• _Data section_
=-=-=-=-=

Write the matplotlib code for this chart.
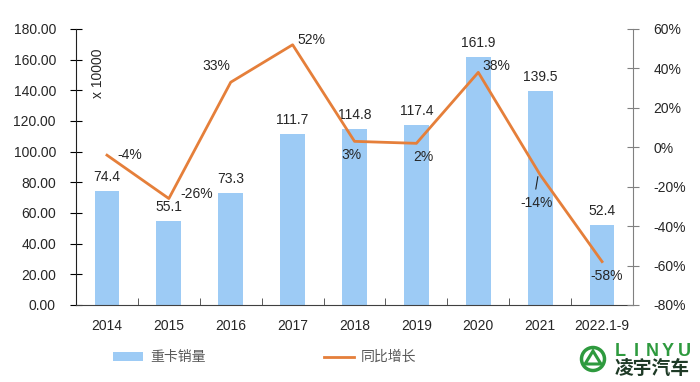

=-=-=-=-=

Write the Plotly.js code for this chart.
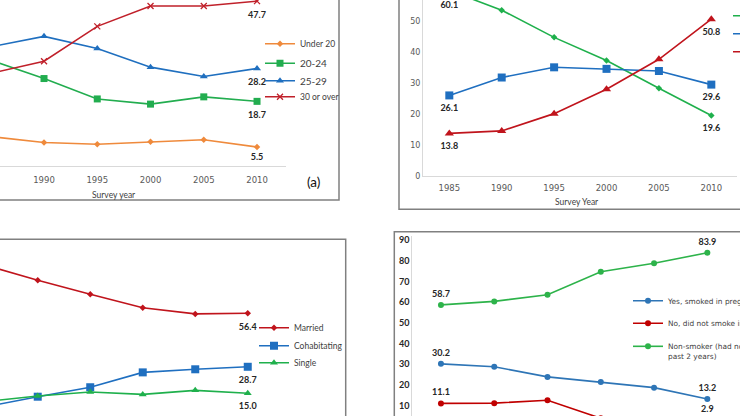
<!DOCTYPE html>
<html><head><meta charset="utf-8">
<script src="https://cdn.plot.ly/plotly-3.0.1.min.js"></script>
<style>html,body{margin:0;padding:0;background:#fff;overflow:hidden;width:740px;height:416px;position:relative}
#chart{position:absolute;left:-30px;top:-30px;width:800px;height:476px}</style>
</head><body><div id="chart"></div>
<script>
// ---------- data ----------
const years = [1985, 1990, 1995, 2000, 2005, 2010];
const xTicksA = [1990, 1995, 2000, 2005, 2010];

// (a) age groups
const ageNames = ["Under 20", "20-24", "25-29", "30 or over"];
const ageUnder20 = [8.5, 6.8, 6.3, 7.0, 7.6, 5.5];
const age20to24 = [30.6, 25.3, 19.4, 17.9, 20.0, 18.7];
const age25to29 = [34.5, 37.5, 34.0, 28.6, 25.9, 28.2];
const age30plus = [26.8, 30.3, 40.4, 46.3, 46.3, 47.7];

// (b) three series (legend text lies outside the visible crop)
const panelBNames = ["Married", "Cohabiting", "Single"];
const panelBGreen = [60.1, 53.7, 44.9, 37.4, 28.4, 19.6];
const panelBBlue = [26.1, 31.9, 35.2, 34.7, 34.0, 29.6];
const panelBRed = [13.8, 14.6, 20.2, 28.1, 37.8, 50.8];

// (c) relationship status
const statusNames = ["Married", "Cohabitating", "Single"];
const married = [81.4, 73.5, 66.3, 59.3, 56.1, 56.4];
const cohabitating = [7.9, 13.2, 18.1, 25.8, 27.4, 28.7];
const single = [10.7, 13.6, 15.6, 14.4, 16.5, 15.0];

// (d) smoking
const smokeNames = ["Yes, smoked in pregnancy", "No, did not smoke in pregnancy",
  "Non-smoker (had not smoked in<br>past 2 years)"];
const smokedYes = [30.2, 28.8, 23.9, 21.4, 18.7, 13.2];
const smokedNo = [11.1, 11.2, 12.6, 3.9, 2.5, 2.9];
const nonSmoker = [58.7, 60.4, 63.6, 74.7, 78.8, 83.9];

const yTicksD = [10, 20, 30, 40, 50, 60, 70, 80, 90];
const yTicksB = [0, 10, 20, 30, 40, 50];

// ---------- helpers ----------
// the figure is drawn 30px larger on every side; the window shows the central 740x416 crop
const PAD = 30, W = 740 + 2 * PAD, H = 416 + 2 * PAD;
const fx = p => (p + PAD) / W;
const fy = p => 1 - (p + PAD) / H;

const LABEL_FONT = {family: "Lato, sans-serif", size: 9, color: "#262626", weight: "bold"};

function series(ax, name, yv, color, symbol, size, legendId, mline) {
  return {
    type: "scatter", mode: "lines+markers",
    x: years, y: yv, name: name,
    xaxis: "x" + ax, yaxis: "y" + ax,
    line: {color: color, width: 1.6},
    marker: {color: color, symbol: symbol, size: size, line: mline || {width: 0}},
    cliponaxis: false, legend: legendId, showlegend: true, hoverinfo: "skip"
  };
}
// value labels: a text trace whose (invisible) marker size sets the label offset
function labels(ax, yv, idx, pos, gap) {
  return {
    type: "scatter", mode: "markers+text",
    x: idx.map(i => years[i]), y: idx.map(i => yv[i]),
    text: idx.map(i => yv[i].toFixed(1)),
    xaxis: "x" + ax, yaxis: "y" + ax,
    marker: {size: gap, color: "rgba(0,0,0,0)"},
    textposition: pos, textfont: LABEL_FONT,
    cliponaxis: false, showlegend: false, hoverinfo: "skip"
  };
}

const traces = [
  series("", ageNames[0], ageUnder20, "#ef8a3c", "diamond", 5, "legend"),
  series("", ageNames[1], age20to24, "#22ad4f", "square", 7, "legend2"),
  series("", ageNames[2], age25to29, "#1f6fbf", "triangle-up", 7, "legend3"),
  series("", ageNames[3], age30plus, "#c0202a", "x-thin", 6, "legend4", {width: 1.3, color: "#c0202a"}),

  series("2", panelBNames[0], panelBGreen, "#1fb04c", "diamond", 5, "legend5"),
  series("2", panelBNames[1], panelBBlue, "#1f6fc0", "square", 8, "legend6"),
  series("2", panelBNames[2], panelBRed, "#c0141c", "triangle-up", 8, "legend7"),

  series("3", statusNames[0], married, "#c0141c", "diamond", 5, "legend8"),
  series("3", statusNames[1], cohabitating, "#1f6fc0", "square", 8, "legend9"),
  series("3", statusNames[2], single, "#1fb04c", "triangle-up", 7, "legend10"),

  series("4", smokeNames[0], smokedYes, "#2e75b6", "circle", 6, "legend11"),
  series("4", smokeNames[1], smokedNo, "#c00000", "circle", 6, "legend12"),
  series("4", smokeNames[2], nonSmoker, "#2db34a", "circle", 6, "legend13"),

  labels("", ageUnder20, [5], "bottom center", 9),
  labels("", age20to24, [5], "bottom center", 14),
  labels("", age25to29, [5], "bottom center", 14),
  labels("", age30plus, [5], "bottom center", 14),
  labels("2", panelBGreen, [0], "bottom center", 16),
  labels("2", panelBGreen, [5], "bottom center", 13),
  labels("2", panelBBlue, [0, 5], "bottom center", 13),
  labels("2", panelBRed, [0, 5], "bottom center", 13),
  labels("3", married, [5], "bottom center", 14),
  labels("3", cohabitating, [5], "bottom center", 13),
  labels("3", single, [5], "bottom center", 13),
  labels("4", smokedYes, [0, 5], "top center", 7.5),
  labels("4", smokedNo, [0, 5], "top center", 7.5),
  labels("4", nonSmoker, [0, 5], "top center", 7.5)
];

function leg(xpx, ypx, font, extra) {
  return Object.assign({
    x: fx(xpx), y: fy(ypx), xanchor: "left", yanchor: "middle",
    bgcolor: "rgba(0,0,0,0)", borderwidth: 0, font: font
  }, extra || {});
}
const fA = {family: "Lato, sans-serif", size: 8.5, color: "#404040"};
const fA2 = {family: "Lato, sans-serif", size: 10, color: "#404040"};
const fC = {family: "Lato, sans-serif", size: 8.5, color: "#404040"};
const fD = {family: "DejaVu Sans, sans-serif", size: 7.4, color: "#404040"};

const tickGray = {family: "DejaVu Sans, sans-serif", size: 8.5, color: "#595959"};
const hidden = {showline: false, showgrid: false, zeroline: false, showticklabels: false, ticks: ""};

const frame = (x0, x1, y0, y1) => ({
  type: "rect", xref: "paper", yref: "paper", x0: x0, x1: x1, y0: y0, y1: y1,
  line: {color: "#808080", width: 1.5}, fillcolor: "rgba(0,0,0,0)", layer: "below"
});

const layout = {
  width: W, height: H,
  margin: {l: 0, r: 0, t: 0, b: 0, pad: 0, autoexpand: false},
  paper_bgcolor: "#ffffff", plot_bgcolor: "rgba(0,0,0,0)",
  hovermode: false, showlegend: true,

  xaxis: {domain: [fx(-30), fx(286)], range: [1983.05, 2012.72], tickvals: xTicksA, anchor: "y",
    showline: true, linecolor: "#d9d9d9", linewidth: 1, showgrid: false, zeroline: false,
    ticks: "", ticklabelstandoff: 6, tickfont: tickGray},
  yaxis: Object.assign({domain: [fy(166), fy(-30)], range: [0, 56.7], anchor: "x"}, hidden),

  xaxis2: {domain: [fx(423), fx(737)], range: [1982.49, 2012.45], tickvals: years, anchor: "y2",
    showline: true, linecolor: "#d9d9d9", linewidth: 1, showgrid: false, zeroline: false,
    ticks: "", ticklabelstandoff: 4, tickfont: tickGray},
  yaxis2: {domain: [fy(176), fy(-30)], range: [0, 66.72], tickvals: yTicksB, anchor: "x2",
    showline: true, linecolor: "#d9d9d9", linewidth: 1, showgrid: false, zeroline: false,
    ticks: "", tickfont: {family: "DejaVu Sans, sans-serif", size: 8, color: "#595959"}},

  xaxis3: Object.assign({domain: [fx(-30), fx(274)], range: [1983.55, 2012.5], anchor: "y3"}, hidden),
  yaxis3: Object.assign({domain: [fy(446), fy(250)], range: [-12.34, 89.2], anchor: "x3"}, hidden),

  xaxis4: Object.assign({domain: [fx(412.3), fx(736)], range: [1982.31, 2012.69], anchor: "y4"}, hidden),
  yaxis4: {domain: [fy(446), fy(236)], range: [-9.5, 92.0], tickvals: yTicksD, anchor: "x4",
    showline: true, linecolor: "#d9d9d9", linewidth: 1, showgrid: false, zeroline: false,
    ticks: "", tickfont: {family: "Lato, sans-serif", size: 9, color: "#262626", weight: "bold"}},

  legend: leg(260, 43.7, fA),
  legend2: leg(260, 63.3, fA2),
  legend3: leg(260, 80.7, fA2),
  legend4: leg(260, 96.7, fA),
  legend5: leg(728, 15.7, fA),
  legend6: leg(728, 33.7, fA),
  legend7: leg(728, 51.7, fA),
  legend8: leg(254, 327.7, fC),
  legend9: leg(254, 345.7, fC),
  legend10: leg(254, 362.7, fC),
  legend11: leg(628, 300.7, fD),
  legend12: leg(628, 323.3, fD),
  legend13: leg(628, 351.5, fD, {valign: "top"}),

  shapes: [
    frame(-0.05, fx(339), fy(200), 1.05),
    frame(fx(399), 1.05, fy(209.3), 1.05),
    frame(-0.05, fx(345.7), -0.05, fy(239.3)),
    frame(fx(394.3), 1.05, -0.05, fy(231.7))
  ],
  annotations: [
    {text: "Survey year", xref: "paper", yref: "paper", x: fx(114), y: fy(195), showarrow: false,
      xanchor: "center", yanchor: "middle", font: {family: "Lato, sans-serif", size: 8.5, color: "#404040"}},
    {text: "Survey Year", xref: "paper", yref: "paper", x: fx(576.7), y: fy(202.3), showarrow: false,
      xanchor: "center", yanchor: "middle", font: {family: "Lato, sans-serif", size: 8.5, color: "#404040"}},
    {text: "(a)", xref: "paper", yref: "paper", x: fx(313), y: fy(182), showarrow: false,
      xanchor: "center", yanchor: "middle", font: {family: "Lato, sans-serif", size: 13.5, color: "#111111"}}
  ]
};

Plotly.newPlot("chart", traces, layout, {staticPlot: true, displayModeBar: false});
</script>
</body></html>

=-=-=-=-=

• _Objective_
Return, from the data, each line that has the word "chart" in it.

• _Response for this exercise_
Write the matplotlib code for this chart.
Write the Plotly.js code for this chart.
#chart{position:absolute;left:-30px;top:-30px;width:800px;height:476px}</style>
</head><body><div id="chart"></div>
Plotly.newPlot("chart", traces, layout, {staticPlot: true, displayModeBar: false});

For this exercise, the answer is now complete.